BME Seminar Series: Computational Cardiac Fluid Dynamics In Vitro and In Vivo

McDonnell Douglas Engineering Auditorium (MDEA)
Boyce Griffith, Ph.D.

Associate Professor
Department of Mathematics
Department of Biomedical Engineering
University of North Carolina at Chapel Hill
Cardiovascular Modeling and Simulation Laboratory

Abstract: Cardiac fluid dynamics fundamentally involves interactions between complex blood flows and the structural deformations of the muscular heart walls and the thin, flexible valve leaflets. This talk will provide an overview of modern numerical methods for treating such fluid-structure interactions and detail some of their applications to cardiac fluid dynamics. I will initially focus on models of an in vitro pulse-duplicator system that is commonly used in the development and regulation of prosthetic heart valves. These models enable detailed comparisons between experimental data and computational model predictions but use highly simplified descriptions of cardiac anatomy and physiology. I will describe experimental and computational investigations on determinants of prosthetic heart valve dynamics using this platform. I will also present recent in vitro models, including a patient-specific model of transcatheter aortic valve replacement and a new comprehensive model of the human heart. This heart model includes fully three-dimensional descriptions of all major cardiac structures along with biomechanics models that are parameterized using experimental tensile test data obtained exclusively from human tissue specimens. Simulation results demonstrate that the model generates physiological stroke volumes, pressure-volume loops and valvular pressure-flow relationships, thereby illustrating is its potential for predicting cardiac function in both health and disease.

Bio: Boyce Griffith is a professor of mathematics at the University of North Carolina at Chapel Hill (UNC-Chapel Hill) with a joint appointment in the Joint Department of Biomedical Engineering at UNC-Chapel Hill and North Carolina State University.

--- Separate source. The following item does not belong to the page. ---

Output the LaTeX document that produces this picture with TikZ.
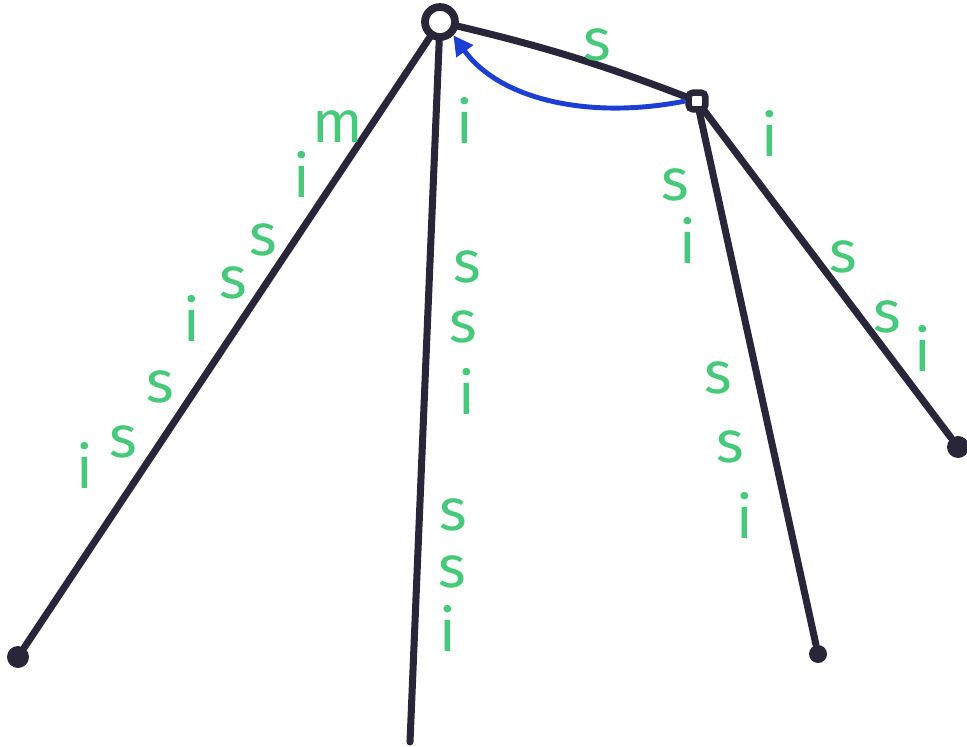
\documentclass[tikz,border=0pt]{standalone}
\usepackage{fontspec}
\usepackage{xcolor}
\newfontfamily\handfont{Fira Sans}
\usetikzlibrary{arrows.meta,positioning}
\definecolor{ink}{RGB}{40,38,56}
\definecolor{chalk}{RGB}{72,200,122}
\definecolor{slink}{RGB}{28,62,210}
\tikzset{
  edge/.style={draw=ink,line width=5pt,line cap=round},
  lbl/.style={text=chalk,inner sep=0pt,text height=22pt,text depth=0pt,
    font=\handfont\fontsize{42}{42}\selectfont},
  rootnode/.style={circle,draw=ink,fill=white,line width=5.5pt,minimum size=0.75cm,inner sep=0pt},
  innode/.style={rectangle,rounded corners=3pt,draw=ink,fill=white,line width=4.5pt,minimum size=0.42cm,inner sep=0pt},
  leafnode/.style={circle,fill=ink,inner sep=0pt,minimum size=#1}
}
\begin{document}
\begin{tikzpicture}[x=0.025cm,y=-0.025cm]
  \useasboundingbox (0,0) rectangle (967,747);
  \coordinate (b) at (410,742);
  \node[leafnode=0.55cm] (a) at (18,657) {};
  \node[leafnode=0.45cm] (c) at (818,654) {};
  \node[leafnode=0.55cm] (d) at (958,447) {};
  % edges first, nodes drawn on top
  \draw[edge] (440,22) -- (a);
  \draw[edge] (440,22) -- (b);
  \draw[edge] (697,101) -- (c);
  \draw[edge] (697,101) -- (d);
  \draw[edge] (440,22) to[bend left=4] (697,101);
  \node[rootnode] (r) at (440,22) {};
  \node[innode] (u) at (697,101) {};
  % suffix link
  \draw[slink,line width=3.5pt,-{Triangle[length=14pt,width=14pt]}]
    (u.west) .. controls (590,120) and (500,100) .. (r.south east);
  \foreach \t/\x/\y [count=\k] in {m/338/127,i/302/182,s/263/240,s/233/283,i/192/326,
      s/160/387,s/123/442,i/85/473}
    \node[lbl] (p\k) at (\x,\y) {\t};
  \foreach \t/\x/\y [count=\k] in {i/465/128,s/467/267,s/463/327,i/467/399,
      s/453/515,s/452/572,i/448/636}
    \node[lbl] (q\k) at (\x,\y) {\t};
  \foreach \t/\x/\y [count=\k] in {s/675/185,i/688/248,s/718/378,s/730/447,i/745/523}
    \node[lbl] (v\k) at (\x,\y) {\t};
  \foreach \t/\x/\y [count=\k] in {i/770/141,s/843/257,s/887/317,i/923/356}
    \node[lbl] (w\k) at (\x,\y) {\t};
  \node[lbl] (s1) at (597,45) {s};
\end{tikzpicture}
\end{document}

Prior to joining the UNC-Chapel Hill faculty in 2014, he was an assistant professor of medicine and mathematics at New York University (NYU). He received his doctorate in mathematics from NYU’s Courant Institute of Mathematical Sciences in 2005. His interests include modeling cardiac mechanics, fluid dynamics and electrophysiology, with a focus on the fluid dynamics of native and prosthetic heart valves.